On 4 March 1810 she was off Cadiz when a storm damaged a number of Spanish and French vessels. Phipps and the 74-gun third-rate Triumph captured the Spanish vessel Purisima Concepcion, which had been wrecked on the tidal flats of the San Pietro River. She was carrying quicksilver, 130 tons of which the British removed and stored aboard the two vessels. The quicksilver was in kidskin bladders, which started leaking, either because of water damage or attempts by the crew to steal what they thought was silver. As a result, mercury vapor proceeded to disseminate throughout both vessels, causing extensive mercury poisoning among the crew, and killing animals aboard the vessels. Both went to Gibraltar where they underwent cleaning. In the case of the Phipps, the cleaning included boring a hole through the bottom of her hull to let the quicksilver drain out.

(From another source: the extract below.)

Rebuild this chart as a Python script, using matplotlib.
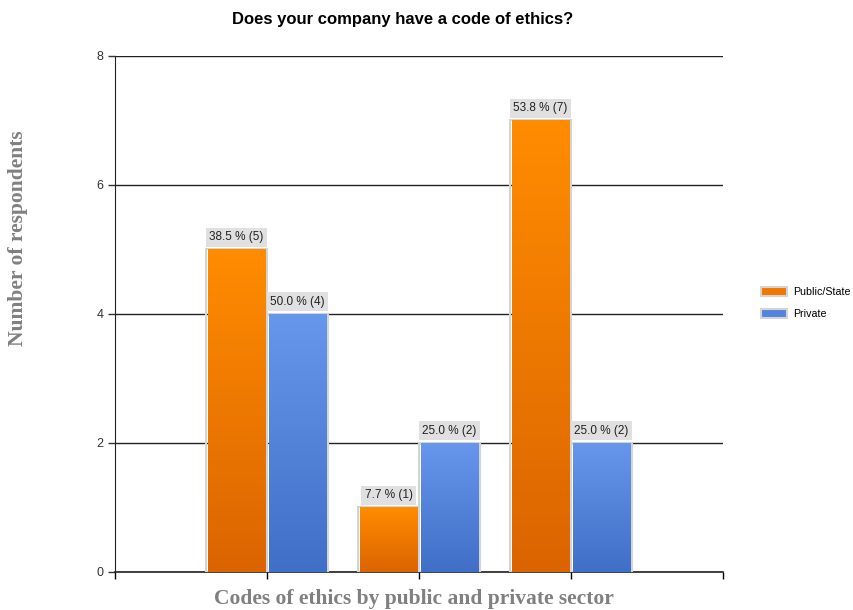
import numpy as np
import matplotlib.pyplot as plt
from matplotlib.colors import LinearSegmentedColormap
from matplotlib.patches import Patch

groups = [1, 2, 3]
public_counts = [5, 1, 7]
private_counts = [4, 2, 2]
public_pct = [38.5, 7.7, 53.8]
private_pct = [50.0, 25.0, 25.0]
series_names = ["Public/State", "Private"]

plt.rcParams['font.family'] = ['Liberation Sans', 'DejaVu Sans']

fig = plt.figure(figsize=(8.54, 6.1), dpi=100)
ax = fig.add_axes([0.1347, 0.0623, 0.7119, 0.8459])

orange_map = LinearSegmentedColormap.from_list("orange", ["#dc6400", "#ff8c00"])
blue_map = LinearSegmentedColormap.from_list("blue", ["#3f6fc6", "#6697ec"])

width = 0.4
grad = np.linspace(0, 1, 256).reshape(-1, 1)


def draw_bars(xs, vals, pcts, cmap):
    for x, v, p in zip(xs, vals, pcts):
        # light border, then a vertical gradient fill
        ax.bar(x, v, width=width, color="none", edgecolor="#d4d4d4",
               linewidth=1.5, zorder=3)
        ax.imshow(grad, cmap=cmap, aspect="auto", origin="lower",
                  extent=(x - width / 2 + 0.01, x + width / 2 - 0.01, 0, v),
                  zorder=4)
        ax.text(x, v + 0.1, "{:.1f} % ({})".format(p, v), ha="center",
                va="bottom", fontsize=8.5, color="#222222", zorder=5,
                bbox=dict(boxstyle="square,pad=0.3", fc="#e0e0e0",
                          ec="none"))


xs = np.array(groups)
draw_bars(xs - width / 2, public_counts, public_pct, orange_map)
draw_bars(xs + width / 2, private_counts, private_pct, blue_map)

ax.set_xlim(0, 4)
ax.set_ylim(0, 8)
ax.set_xticks([0, 1, 2, 3, 4])
ax.set_xticklabels([])
ax.set_yticks([0, 2, 4, 6, 8])
ax.tick_params(axis="y", labelsize=9, length=5, width=1, colors="#333333")
ax.tick_params(axis="x", length=5, width=1, direction="out")
ax.grid(axis="y", color="#222222", linewidth=1, zorder=0)
ax.set_axisbelow(True)
for side in ["top", "right"]:
    ax.spines[side].set_visible(False)
ax.spines["left"].set_color("#222222")
ax.spines["bottom"].set_color("#222222")
ax.spines["bottom"].set_linewidth(1.2)

fig.text(0.472, 0.968, "Does your company have a code of ethics?",
         ha="center", va="center", fontsize=12, fontweight="bold")
fig.text(0.021, 0.61, "Number of respondents", rotation=90, ha="center",
         va="center", fontsize=15.5, fontweight="bold", color="#808080",
         family=["Liberation Serif", "DejaVu Serif"])
fig.text(0.485, 0.018, "Codes of ethics by public and private sector",
         ha="center", va="center", fontsize=15.5, fontweight="bold",
         color="#808080", family=["Liberation Serif", "DejaVu Serif"])

handles = [Patch(facecolor="#f07800", edgecolor="#d4d4d4", linewidth=1.5),
           Patch(facecolor="#5485dc", edgecolor="#d4d4d4", linewidth=1.5)]
fig.legend(handles, series_names, loc="center left",
           bbox_to_anchor=(0.889, 0.503), frameon=False, fontsize=7.7,
           handlelength=2.4, handleheight=0.9, handletextpad=0.55,
           labelspacing=1.1, borderpad=0.2, borderaxespad=0)

fig.savefig("out.png", dpi=100)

Just before midnight on 15 November 1810 Bell chased a French privateer lugger so close inshore off Calais that, after firing some grape-shot into her, he had to let her go. However, having previously noticed two other luggers to windward and decided to try to come up on them unnoticed by beating along the shore. The pilot, Mr Richard Sickett, undertook the task and by about 5 o'clock in the morning Phipps was close enough to start an action with one of the luggers. For a quarter of an hour the lugger's crew fired small arms at Phipps and tried to run her ashore. Bell decided that as the water was only three and a half fathoms deep, the only way to capture the lugger was by boarding. Lieutenant Robert Tryon led the boarding party. The lugger surrendered after a few minutes fighting during which a seaman was killed and Tryon was dangerously wounded. Tyson died eight weeks later in London of complications from his wounds, which were the result of his being hit by a cannonball accidentally discharged from Phipps.